Ave Maria Barbarossa

Now when you read the sales pitch of this cigar you’re expectations will be raised since a few other cigar manufacturers, not affiliated with either this brand, Meier & Dutch, or A.J. Fernandez praised this cigar. So my curiosity led me to buying a few of those cigars including this 7×48 Churchill that is named Barbarossa.


The cigar, made in Esteli at the A.J. Fernandez factory, is created with Honduran and Nicaraguan filler and an Habano wrapper from Ecuador. The cigar comes in ten different vitolas, ranging from a corona up to a 7.1×60 salomones and everything in between, parejo’s, figurados, a range so wide that most people will find a vitola to their liking.


The medium brown, smooth wrapper has a reddish glow, something I like. There is also a little tooth. The ring is amazing, a nice shape, a knight in a white shirt with a red cross, like the knights from the crusades, detailed, high quality prints, its great.

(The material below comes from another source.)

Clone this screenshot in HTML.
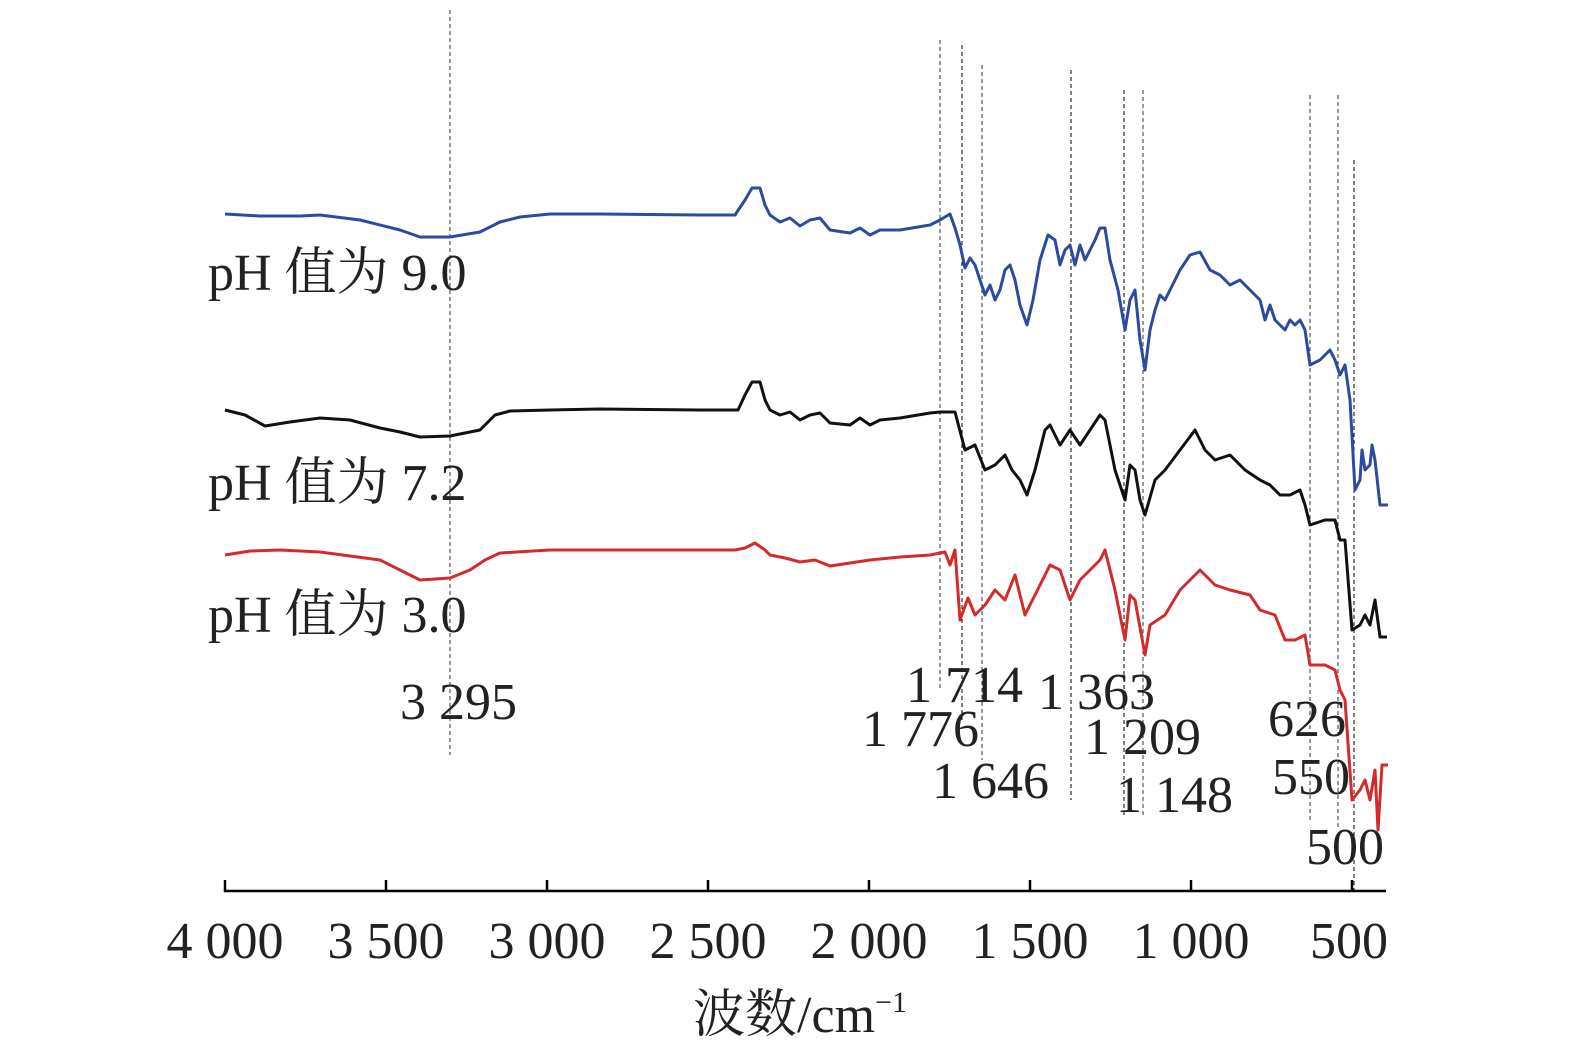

The cigar feels evenly packed, the triple cap is well placed. The aroma is medium strong, hay, straw with a little ammonia is what I smell


After cutting I taste a very spicy and peppery cold draw, which is a little loose. After lighting I taste nutmeg, cinnamon and cedar. After a third I taste wood with white pepper and herbal flavors. The wood becomes stronger, the pepper gets milder. In the final third I taste a flavor that I can’t place, it’s a warm, creamy flavor that is a little woody but not full on wood.


The smoke is amazing, thick, full, voluminous. The draw is a little loose, but not too much to complain. The ash is light colored. The burn is not great but not bad either. The cigar is medium full bodied and flavored. The smoke time is an hour and forty minutes.

Would I buy this cigar again? It’s not a bad cigar, I won’t turn one down but buying? There are more and better options out there for me.